Hey take this from the Good JAPANESE - the most trustworthy of all Asian Investors. Even the skeptical Japanese are pouring money in the Philippines!
.
:lol: another fan of the term oxymoron pala si Sandrin. Medyo mababaw ang analogy niyo po ma'm, kaya I don't have reply on that. :lol:
sandrn March 15th, 2007, 04:14 AM :laugh: Ikaw wala kang analogy. Puro kwentong makaw lang yung sinabi mo just to prove your point. :laugh:.
Where is the headquarters in of PERC in Hong Kong. It is definitely populated by Chinese businessmen and other foreign suckers. They made that survey because of the overheating Chinese economy, the plunge in Shanghai stocks and the vague economic direction. They need the survey to protect their business interest and tarnish all other competing markets. In conclusion, they are now considered as Passe' economies.
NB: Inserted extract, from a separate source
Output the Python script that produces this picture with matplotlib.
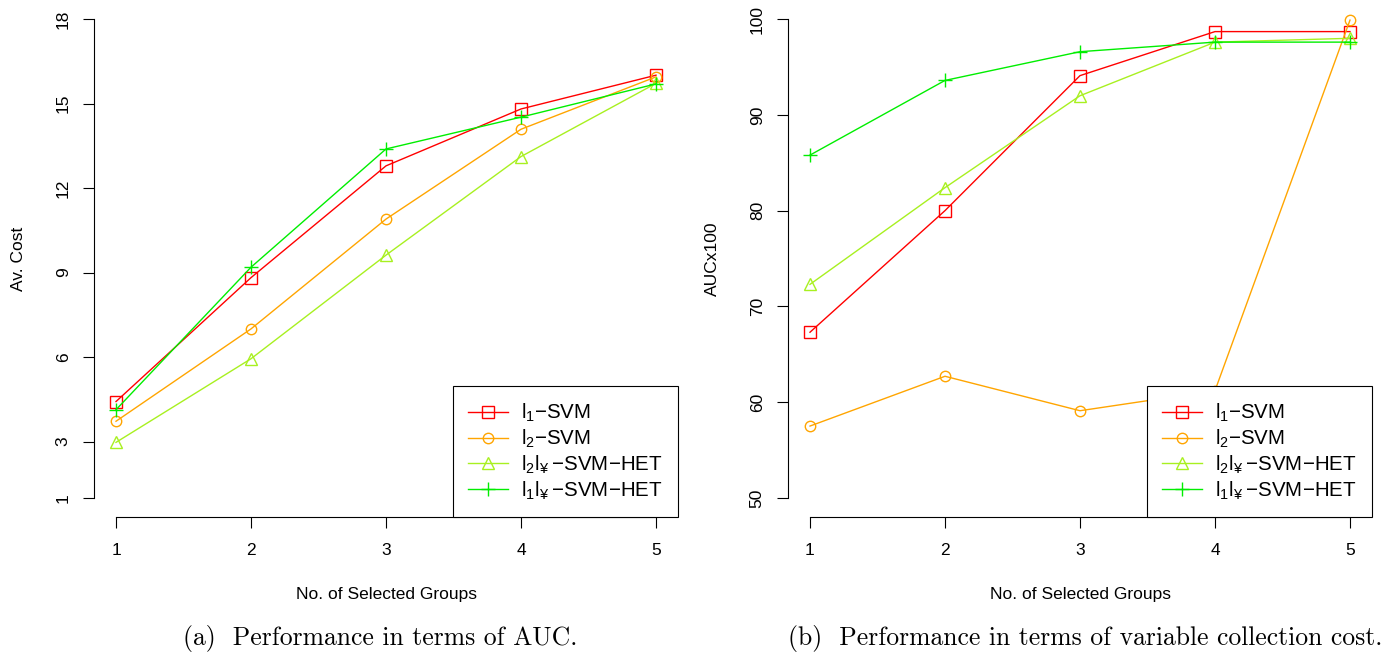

diz March 15th, 2007, 04:27 AM WOWOWOWEEE!!! KONTI NA LANG!!! 10 na!!!! :banana: :banana: :banana:
PUROS LIFESTYLE CHECK WALANG NAKUKULONG!
No news here... shame shame
3cr March 15th, 2007, 08:40 AM Ombud freezes lamp payment
By Karlon N. Rama Sun.Star Staff Reporter & Katrina Tabanao
Sun.Star
http://www.sunstar.com.ph/static/ceb/2007/03/06/news/ombud.freezes.lamp.payment.html
SOME of the decorative lampposts that lit the streets during the Asean summit cost as much as P224,000 each, a preliminary conference at the Office of the Ombudsman-Visayas yesterday revealed.
There are 124 sets of these lampposts lining the streets from the Ouano wharf up to UN Avenue that leads to the Marcelo Fernan Bridge. Its distinguishing feature is a round dome at the top of the post.
Pinoy Votes: Sun.Star Election 2007
And if businessman Crisologo Saavedra is to be believed, the Department of Public Works and Highways (DPWH) bought the lampposts at that amount from a supplier called Fabmik Construction and Equipment Corp., based in Pasong Tamo, Makati City.
The total amount, when computed, reaches P27,776,000.
But the DPWH, Saavedra admitted in an interview after the hearing, cannot seem to be solely faulted because the Office of the Mandaue City Mayor prepared the program of works that led to the purchase.
In fact, Saavedra alleged someone close to Mandaue City Mayor Thadeo Ouano followed up the release of the payment.
Sun.Star Cebu is withholding the name of the official pending comment or formal inclusion in the graft investigation.